■ Short exercise ■
Go through the records below from the first line and print each one exactly, stopping after the line that contains "from bokeh.resources import INLINE". Do not print pictures or anything past that line.

## begin Data excerpts

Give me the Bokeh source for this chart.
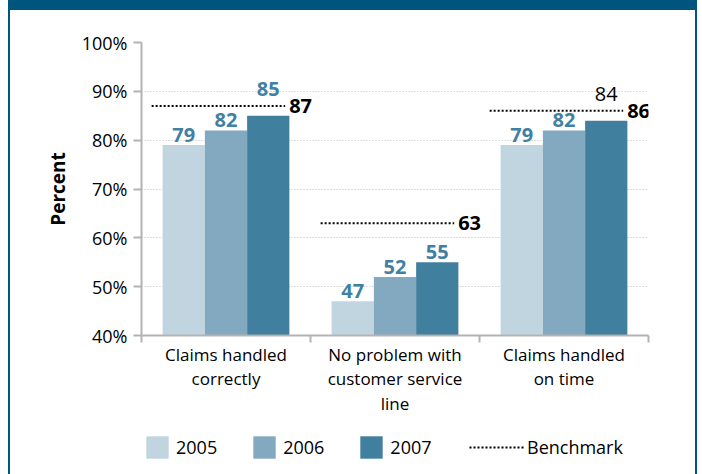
from bokeh.plotting import figure
from bokeh.layouts import column
from bokeh.models import ColumnDataSource, FixedTicker, Legend, LegendItem, Range1d
from bokeh.core.properties import value
from bokeh.embed import file_html
from bokeh.resources import INLINE

# ---- data ----
categories = ["Claims handled\ncorrectly",
              "No problem with\ncustomer service\nline",
              "Claims handled\non time"]
years = ["2005", "2006", "2007"]
v2005 = [79, 47, 79]
v2006 = [82, 52, 82]
v2007 = [85, 55, 84]
benchmark = [87, 63, 86]
y_ticks = [40, 50, 60, 70, 80, 90, 100]
y_tick_labels = ["40%", "50%", "60%", "70%", "80%", "90%", "100%"]

FONT = "Open Sans"
colors = ["#c1d5e0", "#82a9bf", "#417f9f"]
label_blue = "#3f80a3"
frame_blue = "#00557f"

p = figure(width=685, height=415, output_backend="svg", toolbar_location=None,
           x_range=Range1d(0, 3), y_range=Range1d(40, 100),
           min_border_left=131, min_border_right=47, min_border_top=32,
           min_border_bottom=90)
p.outline_line_color = None
p.background_fill_color = "white"
p.border_fill_color = "white"

# grid
p.xgrid.grid_line_color = None
p.ygrid.ticker = FixedTicker(ticks=y_ticks)
p.ygrid.grid_line_color = "#bdbdbd"
p.ygrid.grid_line_dash = "1 2"
p.ygrid.grid_line_width = 1

# bars
series = [v2005, v2006, v2007]
offsets = [-0.25, 0.0, 0.25]
for j, vals in enumerate(series):
    src = ColumnDataSource(dict(x=[i + 0.5 + offsets[j] for i in range(len(categories))],
                                top=vals))
    p.vbar(x="x", top="top", bottom=40, width=0.25, source=src,
           fill_color=colors[j], line_color=None)

# benchmark lines
bsrc = ColumnDataSource(dict(x0=[i + 0.06 for i in range(len(categories))],
                             x1=[i + 0.85 for i in range(len(categories))],
                             y=benchmark, t=[str(b) for b in benchmark]))
p.segment(x0="x0", x1="x1", y0="y", y1="y", source=bsrc,
          line_color="black", line_width=2, line_dash="2 2")
p.text(x="x1", y="y", text="t", source=bsrc, x_offset=4, text_baseline="middle",
       text_align="left", text_font=value(FONT), text_font_style="bold",
       text_font_size="20px", text_color="black")

# value labels
px_per_unit = 293 / 60.0
for j, vals in enumerate(series):
    for i, v in enumerate(vals):
        x = i + 0.5 + offsets[j]
        collide = v + 19 / px_per_unit > benchmark[i]
        if collide:
            y, yoff = benchmark[i], -10
        else:
            y, yoff = v, -3
        plain = (i == 2 and j == 2)
        p.text(x=[x], y=[y], text=[str(v)], y_offset=yoff, text_align="center",
               text_baseline="bottom", text_font=value(FONT),
               text_font_style="normal" if plain else "bold",
               text_font_size="20px",
               text_color="black" if plain else label_blue)

# y axis
ya = p.yaxis[0]
ya.ticker = FixedTicker(ticks=y_ticks)
ya.major_label_overrides = {t: l for t, l in zip(y_ticks, y_tick_labels)}
ya.minor_tick_line_color = None
ya.major_tick_out = 8
ya.major_tick_in = 0
ya.major_tick_line_color = "#b3b3b3"
ya.major_tick_line_width = 2
ya.axis_line_color = "#b3b3b3"
ya.axis_line_width = 2
ya.major_label_standoff = 6
ya.major_label_text_font = FONT
ya.major_label_text_font_size = "18px"
ya.major_label_text_color = "black"
ya.axis_label = "Percent"
ya.axis_label_text_font = FONT
ya.axis_label_text_font_style = "bold"
ya.axis_label_text_font_size = "19px"
ya.axis_label_text_color = "black"
ya.axis_label_standoff = 8

# x axis
xa = p.xaxis[0]
xa.ticker = FixedTicker(ticks=[i + 0.5 for i in range(len(categories))],
                        minor_ticks=list(range(len(categories) + 1)))
xa.major_label_overrides = {i + 0.5: c for i, c in enumerate(categories)}
xa.major_tick_out = 0
xa.major_tick_in = 0
xa.minor_tick_out = 7
xa.minor_tick_in = 0
xa.minor_tick_line_color = "#b3b3b3"
xa.minor_tick_line_width = 2
xa.axis_line_color = "#b3b3b3"
xa.axis_line_width = 2
xa.major_label_standoff = 0
xa.major_label_text_font = FONT
xa.major_label_text_font_size = "17px"
xa.major_label_text_color = "black"
xa.major_label_text_line_height = 1.08

# legend strip (separate figure under the chart; its glyphs sit outside its ranges)
lg = figure(width=685, height=49, output_backend="svg", toolbar_location=None,
            x_range=Range1d(0, 1), y_range=Range1d(0, 1),
            x_axis_location=None, y_axis_location=None,
            min_border=0, min_border_left=0, min_border_right=0,
            min_border_top=0, min_border_bottom=0)
lg.outline_line_color = None
lg.grid.visible = False
lg.border_fill_color = "white"
legend_bars = []
for j in range(len(years)):
    legend_bars.append(lg.vbar(x=[-5], top=[-5], bottom=-6, width=0.1,
                               fill_color=colors[j], line_color=None))
legend_line = lg.segment(x0=[-6], x1=[-5], y0=[-5], y1=[-5], line_color="black",
                         line_width=2, line_dash="2 2")

common = dict(orientation="horizontal", padding=0, margin=0, border_line_color=None,
              background_fill_alpha=0, label_text_font=FONT,
              label_text_font_size="18px", label_text_color="black")
leg1 = Legend(items=[LegendItem(label=yr, renderers=[r]) for yr, r in zip(years, legend_bars)],
              location=(2, 13), glyph_width=28, glyph_height=28, label_standoff=5,
              spacing=33, **common)
leg2 = Legend(items=[LegendItem(label="Benchmark", renderers=[legend_line])],
              location=(328, 13), glyph_width=55, glyph_height=28, label_standoff=3,
              spacing=0, **common)
lg.add_layout(leg1)
lg.add_layout(leg2)

layout = column(p, lg, spacing=0)
layout.styles = {"position": "relative", "left": "10px", "top": "10px",
                 "box-shadow": f"-2px 0 0 0 {frame_blue}, 2px 0 0 0 {frame_blue}, "
                               f"0 -10px 0 0 {frame_blue}, -2px -10px 0 0 {frame_blue}, "
                               f"2px -10px 0 0 {frame_blue}"}

open("out.html", "w").write(file_html(layout, INLINE))
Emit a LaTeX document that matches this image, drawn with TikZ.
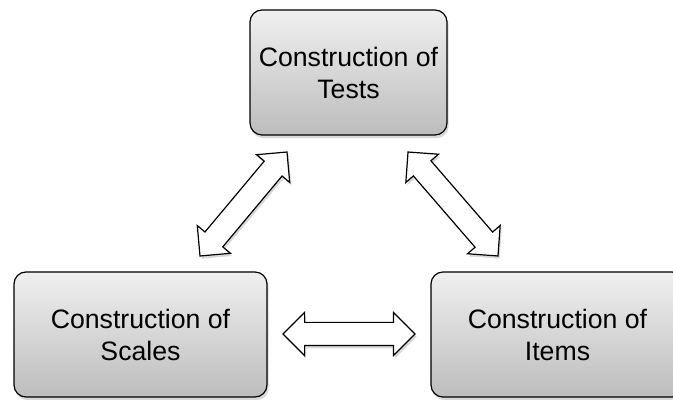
\documentclass[tikz,border=0pt]{standalone}
\usepackage{fontspec}
\setmainfont{Liberation Sans}
\usepackage{tikz}
\usetikzlibrary{shapes.arrows}
\usetikzlibrary{shadows}

\tikzset{
  topic/.style={draw, line width=0.9pt, rounded corners=9pt,
    top color=black!6, bottom color=black!26,
    minimum height=93.75pt, align=center,
    font=\fontsize{20}{24}\selectfont,
    drop shadow={shadow xshift=1.2pt, shadow yshift=-2.4pt, opacity=0.3}},
  link/.style={double arrow, draw, line width=0.9pt, fill=white, sloped,
    inner xsep=0pt, inner ysep=8.25pt, text height=0pt, text depth=0pt,
    double arrow head extend=7.5pt, double arrow tip angle=90,
    drop shadow={shadow xshift=1.2pt, shadow yshift=-2pt, opacity=0.3}}
}

\begin{document}
\begin{tikzpicture}[x=0.75pt,y=0.75pt]
            \useasboundingbox (0,0) rectangle (673,399);

            \node[topic, minimum width=147.75pt] (tests) at (348.5,326.5) {Construction of\\Tests};
            \node[topic, minimum width=189.75pt] (scales) at (140.5,64.5) {Construction of\\Scales};
            \node[topic, minimum width=189.75pt] (items) at (557.5,64.5) {Construction of\\Items};

            \coordinate (s1) at (200,143);
            \coordinate (t1) at (287,247);
            \coordinate (t2) at (408,247);
            \coordinate (i2) at (498,143);
            \coordinate (s3) at (283,65);
            \coordinate (i3) at (415,65);

            \path (s1)--node[link, minimum height=101.7pt](st){}(t1);
            \path (t2)--node[link, minimum height=103.1pt](ti){}(i2);
            \path (s3)--node[link, minimum height=99pt](si){}(i3);

        \end{tikzpicture}
\end{document}
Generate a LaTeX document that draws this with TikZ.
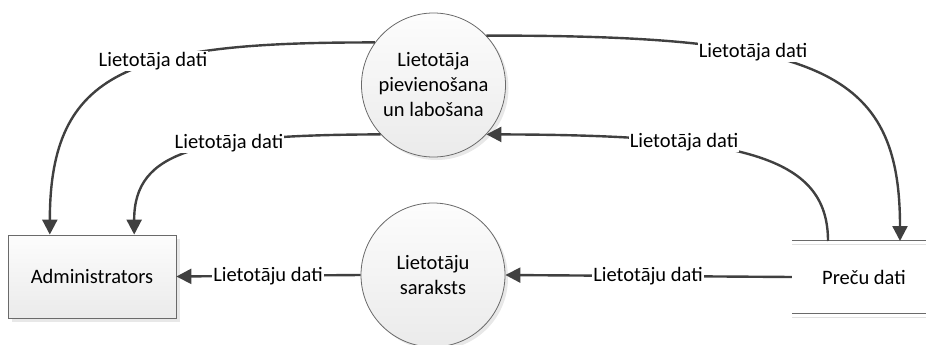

## end Data excerpts

■ Response to this exercise ■
Give me the Bokeh source for this chart.
from bokeh.plotting import figure
from bokeh.layouts import column
from bokeh.models import ColumnDataSource, FixedTicker, Legend, LegendItem, Range1d
from bokeh.core.properties import value
from bokeh.embed import file_html
from bokeh.resources import INLINE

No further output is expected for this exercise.